- _Request_: Copy each line of the records that contains the word "chart".

-------- Data lines

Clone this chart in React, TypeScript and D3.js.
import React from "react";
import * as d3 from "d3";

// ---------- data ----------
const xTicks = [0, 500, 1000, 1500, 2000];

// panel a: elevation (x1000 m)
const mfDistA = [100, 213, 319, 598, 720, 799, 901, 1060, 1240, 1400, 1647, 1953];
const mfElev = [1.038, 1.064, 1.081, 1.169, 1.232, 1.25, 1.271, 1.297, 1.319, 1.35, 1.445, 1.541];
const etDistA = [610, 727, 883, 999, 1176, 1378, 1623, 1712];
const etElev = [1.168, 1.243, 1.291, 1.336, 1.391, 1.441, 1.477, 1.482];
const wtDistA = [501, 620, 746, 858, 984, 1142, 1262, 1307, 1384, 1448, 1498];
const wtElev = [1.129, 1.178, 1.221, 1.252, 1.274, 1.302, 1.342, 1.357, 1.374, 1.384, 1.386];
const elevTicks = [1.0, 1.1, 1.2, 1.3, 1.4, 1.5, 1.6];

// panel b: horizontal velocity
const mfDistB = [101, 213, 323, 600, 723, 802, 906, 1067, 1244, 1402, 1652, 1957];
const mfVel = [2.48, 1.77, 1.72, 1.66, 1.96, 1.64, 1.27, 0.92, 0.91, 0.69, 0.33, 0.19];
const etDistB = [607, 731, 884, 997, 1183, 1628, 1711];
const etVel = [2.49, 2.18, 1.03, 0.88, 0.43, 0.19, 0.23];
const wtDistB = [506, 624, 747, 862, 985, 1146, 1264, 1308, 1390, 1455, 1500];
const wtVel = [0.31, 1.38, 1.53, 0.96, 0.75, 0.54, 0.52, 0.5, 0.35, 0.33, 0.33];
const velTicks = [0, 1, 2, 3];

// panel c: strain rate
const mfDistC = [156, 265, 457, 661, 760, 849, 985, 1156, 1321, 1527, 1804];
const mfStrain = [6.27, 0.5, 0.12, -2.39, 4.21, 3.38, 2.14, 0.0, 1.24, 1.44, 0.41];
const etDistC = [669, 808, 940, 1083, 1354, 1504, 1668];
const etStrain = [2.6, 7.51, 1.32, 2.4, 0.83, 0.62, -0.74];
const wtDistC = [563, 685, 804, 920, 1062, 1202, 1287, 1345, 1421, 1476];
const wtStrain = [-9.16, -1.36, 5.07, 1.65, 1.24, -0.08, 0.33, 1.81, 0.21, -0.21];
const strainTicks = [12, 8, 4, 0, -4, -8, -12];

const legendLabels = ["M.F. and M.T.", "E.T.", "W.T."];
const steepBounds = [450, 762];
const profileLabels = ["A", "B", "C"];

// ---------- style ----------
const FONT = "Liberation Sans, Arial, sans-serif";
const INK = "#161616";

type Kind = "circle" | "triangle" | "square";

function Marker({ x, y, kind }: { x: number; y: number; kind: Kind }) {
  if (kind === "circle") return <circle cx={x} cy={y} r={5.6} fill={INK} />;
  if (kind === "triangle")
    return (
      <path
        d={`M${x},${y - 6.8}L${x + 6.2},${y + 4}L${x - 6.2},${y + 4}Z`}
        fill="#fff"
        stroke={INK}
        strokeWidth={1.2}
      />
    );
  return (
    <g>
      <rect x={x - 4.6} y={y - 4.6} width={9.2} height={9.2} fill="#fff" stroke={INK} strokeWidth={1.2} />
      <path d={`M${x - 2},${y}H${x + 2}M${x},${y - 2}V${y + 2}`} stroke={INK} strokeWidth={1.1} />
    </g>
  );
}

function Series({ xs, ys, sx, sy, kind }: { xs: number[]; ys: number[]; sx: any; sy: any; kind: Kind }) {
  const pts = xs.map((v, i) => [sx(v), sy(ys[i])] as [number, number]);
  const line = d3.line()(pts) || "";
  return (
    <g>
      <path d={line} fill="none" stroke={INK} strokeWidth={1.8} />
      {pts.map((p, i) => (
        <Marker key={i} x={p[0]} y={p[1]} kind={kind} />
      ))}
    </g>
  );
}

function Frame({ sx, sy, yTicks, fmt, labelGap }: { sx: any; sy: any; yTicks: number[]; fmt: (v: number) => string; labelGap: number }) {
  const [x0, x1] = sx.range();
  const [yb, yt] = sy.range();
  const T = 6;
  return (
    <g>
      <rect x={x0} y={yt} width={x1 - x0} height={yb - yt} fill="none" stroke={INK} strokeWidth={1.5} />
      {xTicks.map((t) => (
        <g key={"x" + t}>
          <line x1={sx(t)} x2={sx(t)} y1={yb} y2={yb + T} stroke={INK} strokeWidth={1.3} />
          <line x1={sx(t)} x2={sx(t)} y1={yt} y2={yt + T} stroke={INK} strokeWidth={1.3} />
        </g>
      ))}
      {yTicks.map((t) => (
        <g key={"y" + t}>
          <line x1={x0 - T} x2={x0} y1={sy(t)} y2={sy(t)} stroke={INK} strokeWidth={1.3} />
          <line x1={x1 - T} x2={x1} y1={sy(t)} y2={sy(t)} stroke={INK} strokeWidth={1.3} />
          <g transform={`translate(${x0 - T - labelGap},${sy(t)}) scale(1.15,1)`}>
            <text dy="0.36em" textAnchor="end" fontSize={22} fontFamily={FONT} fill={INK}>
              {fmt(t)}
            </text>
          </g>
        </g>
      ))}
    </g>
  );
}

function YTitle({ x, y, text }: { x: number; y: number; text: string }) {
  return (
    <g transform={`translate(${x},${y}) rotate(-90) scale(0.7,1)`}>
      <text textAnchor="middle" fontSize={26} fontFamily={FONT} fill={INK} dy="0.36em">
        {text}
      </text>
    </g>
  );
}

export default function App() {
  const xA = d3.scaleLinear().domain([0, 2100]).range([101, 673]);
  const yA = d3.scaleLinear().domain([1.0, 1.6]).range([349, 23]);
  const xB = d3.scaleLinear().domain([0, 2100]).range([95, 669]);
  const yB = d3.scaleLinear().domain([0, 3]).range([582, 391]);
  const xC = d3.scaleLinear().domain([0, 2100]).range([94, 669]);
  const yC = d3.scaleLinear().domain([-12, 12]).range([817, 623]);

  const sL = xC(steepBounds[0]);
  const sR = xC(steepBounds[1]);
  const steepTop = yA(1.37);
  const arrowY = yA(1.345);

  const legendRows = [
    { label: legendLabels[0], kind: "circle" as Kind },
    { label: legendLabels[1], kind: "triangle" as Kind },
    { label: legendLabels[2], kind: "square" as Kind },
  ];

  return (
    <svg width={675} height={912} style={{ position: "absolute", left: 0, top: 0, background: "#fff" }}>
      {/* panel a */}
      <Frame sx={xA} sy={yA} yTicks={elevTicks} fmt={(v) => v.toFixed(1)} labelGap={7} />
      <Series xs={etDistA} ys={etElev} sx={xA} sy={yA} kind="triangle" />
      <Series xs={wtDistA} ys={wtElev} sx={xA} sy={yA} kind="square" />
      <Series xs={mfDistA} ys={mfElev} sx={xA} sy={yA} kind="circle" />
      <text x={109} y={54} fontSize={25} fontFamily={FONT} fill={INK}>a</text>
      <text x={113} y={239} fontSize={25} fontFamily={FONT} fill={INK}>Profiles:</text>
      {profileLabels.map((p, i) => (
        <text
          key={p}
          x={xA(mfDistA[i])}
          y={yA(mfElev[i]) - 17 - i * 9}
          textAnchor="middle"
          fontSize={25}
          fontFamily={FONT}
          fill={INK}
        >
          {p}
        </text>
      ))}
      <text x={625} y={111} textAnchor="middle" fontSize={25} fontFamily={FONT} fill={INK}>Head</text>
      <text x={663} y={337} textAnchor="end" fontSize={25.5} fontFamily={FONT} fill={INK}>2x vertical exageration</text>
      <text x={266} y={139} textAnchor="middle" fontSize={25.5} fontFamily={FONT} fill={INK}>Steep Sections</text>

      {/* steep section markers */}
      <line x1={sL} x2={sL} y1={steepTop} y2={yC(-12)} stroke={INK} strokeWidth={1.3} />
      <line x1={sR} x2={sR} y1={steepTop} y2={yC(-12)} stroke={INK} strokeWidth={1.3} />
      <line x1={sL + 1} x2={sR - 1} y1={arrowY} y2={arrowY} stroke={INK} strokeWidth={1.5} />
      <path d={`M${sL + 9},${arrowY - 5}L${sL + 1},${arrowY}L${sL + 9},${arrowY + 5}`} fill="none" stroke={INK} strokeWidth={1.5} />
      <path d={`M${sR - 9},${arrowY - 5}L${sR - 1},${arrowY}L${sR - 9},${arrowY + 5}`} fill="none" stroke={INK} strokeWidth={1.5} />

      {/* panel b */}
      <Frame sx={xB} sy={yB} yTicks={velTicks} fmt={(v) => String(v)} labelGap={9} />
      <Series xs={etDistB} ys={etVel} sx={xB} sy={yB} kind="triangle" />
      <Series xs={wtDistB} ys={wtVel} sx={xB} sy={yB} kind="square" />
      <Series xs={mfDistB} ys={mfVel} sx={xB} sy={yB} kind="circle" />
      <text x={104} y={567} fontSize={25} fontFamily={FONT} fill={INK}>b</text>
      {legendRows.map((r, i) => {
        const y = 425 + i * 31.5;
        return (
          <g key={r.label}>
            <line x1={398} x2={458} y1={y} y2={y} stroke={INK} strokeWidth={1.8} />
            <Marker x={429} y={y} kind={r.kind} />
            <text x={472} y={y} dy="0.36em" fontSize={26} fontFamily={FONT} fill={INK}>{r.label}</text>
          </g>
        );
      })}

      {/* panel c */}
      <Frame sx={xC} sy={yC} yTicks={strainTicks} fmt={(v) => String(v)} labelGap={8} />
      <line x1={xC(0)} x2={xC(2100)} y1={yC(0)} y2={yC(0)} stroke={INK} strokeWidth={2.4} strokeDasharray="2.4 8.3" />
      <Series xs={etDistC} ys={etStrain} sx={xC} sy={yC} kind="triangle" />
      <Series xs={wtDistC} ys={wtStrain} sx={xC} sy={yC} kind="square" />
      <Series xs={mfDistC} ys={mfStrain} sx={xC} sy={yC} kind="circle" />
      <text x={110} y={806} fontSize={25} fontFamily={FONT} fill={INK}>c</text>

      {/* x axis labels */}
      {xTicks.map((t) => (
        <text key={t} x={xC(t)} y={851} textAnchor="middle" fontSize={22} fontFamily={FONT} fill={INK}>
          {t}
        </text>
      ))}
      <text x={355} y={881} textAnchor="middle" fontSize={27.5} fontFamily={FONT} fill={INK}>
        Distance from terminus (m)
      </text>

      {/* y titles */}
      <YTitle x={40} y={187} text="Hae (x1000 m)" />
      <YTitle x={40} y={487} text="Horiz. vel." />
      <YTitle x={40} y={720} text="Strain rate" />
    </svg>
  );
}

----------------
-------- Data lines

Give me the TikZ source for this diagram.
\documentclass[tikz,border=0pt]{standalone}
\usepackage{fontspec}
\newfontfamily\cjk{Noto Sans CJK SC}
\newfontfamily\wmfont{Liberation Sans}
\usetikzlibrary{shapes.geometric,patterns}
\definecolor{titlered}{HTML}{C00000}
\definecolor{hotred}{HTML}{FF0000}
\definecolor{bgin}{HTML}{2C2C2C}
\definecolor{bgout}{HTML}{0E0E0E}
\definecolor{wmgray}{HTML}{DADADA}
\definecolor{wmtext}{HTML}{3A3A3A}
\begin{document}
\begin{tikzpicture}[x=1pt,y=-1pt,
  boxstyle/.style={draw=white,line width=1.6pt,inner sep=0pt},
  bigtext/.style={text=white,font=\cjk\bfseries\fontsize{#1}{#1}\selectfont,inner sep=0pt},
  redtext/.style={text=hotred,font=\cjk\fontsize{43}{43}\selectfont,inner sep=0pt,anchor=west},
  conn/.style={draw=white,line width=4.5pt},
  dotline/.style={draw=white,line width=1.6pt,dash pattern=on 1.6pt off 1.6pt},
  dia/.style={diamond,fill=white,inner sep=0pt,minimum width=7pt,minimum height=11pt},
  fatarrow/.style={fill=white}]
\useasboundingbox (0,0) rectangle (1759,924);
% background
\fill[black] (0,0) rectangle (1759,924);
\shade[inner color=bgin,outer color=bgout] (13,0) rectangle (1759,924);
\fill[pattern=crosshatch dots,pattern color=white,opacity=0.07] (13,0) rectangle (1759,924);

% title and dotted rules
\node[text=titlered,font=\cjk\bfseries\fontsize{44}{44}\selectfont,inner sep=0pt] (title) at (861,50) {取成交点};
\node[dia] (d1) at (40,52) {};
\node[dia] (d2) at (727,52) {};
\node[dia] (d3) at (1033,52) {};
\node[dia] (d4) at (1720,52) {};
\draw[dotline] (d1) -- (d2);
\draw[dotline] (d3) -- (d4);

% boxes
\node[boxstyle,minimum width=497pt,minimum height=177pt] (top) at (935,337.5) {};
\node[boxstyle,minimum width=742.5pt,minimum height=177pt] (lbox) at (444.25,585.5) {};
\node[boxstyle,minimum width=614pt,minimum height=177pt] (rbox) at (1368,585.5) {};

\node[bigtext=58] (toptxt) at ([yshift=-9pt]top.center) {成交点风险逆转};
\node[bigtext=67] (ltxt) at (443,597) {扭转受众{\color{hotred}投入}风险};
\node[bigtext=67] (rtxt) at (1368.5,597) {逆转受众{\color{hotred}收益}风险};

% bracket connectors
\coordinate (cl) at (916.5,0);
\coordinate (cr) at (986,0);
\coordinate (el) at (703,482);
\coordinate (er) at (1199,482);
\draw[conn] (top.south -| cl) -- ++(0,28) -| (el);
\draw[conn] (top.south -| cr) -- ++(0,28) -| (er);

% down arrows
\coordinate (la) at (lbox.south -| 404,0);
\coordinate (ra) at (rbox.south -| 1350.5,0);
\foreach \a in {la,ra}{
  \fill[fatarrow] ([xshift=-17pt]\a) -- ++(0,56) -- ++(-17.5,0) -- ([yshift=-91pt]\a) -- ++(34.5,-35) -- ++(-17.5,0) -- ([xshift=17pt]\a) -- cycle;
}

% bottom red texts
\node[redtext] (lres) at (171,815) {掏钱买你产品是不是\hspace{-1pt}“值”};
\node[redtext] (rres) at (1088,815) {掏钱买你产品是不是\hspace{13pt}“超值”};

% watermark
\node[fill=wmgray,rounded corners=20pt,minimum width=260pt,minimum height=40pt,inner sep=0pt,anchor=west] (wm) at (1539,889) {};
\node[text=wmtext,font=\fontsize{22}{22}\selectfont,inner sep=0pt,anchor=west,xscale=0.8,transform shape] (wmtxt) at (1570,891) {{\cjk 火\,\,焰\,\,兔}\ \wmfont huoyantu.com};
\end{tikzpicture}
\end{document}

----------------
-------- Data lines

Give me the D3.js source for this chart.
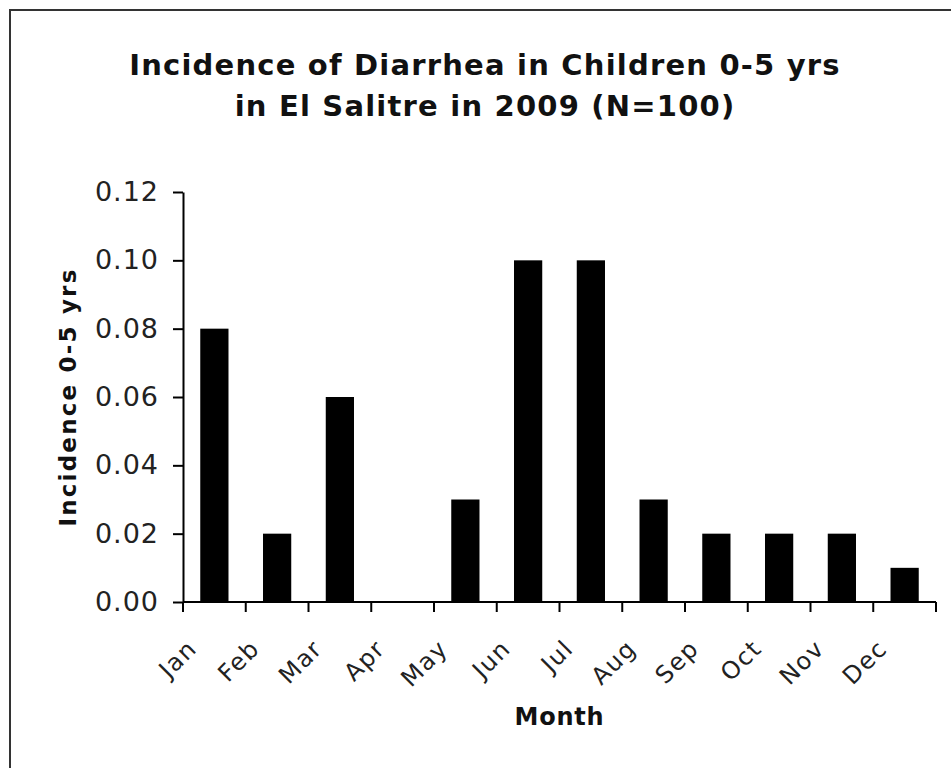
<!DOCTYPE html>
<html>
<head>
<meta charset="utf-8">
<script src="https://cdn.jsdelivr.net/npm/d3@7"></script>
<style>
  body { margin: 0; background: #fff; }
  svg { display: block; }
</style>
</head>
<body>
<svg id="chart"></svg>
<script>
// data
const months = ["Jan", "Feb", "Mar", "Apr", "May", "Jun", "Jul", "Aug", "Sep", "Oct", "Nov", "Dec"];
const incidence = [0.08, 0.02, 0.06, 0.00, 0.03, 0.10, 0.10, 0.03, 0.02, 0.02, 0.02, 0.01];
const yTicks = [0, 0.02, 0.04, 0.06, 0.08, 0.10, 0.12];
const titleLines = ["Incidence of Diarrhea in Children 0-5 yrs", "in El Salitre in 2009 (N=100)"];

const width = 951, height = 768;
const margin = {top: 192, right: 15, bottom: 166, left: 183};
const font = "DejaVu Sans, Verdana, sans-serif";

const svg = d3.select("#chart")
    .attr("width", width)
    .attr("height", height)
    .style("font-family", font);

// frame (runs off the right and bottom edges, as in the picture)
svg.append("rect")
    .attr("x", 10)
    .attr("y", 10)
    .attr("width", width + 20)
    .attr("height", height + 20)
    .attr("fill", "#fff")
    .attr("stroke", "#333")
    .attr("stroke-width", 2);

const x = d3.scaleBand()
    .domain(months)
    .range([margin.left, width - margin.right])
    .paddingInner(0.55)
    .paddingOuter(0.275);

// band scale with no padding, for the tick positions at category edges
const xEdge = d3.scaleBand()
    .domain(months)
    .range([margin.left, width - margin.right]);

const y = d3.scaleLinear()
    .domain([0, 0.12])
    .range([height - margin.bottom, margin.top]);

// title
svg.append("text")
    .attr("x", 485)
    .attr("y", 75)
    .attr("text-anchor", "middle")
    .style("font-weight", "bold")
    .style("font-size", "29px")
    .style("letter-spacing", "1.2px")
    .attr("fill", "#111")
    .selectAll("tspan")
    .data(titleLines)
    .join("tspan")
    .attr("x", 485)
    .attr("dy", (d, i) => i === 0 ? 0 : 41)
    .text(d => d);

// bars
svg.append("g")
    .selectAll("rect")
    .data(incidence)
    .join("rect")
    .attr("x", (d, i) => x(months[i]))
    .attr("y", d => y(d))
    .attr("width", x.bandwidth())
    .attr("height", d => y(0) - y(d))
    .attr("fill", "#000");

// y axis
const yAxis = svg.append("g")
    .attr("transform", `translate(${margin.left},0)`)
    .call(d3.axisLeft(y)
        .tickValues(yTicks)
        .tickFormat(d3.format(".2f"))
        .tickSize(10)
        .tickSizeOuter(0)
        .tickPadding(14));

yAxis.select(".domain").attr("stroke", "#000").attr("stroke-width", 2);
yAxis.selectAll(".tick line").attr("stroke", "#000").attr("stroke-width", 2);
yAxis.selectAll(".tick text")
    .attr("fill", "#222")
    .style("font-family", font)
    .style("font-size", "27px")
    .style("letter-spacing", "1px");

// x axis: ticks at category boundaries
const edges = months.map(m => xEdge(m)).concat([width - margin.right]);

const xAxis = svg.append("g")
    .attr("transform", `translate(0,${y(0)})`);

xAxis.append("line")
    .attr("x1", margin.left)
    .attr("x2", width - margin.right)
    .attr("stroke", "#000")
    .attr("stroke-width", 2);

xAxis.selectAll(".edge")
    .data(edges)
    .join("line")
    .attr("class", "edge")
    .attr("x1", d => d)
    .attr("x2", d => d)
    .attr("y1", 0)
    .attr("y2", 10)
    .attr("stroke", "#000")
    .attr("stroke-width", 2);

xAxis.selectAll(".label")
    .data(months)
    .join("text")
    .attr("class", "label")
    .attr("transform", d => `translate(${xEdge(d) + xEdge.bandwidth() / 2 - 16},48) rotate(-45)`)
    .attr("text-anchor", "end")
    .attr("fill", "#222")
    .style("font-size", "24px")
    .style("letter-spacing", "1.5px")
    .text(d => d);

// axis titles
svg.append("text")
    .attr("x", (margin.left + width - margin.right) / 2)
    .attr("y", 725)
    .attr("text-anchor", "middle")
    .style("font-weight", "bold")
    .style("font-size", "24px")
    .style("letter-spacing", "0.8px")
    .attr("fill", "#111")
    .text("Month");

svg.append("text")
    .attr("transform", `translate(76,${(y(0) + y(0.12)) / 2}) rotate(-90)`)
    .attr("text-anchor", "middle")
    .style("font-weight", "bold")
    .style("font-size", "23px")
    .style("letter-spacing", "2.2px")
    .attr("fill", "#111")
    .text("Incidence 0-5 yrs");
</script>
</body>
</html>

----------------

- _Solution to this task_:
Clone this chart in React, TypeScript and D3.js.
Give me the D3.js source for this chart.
<svg id="chart"></svg>
const svg = d3.select("#chart")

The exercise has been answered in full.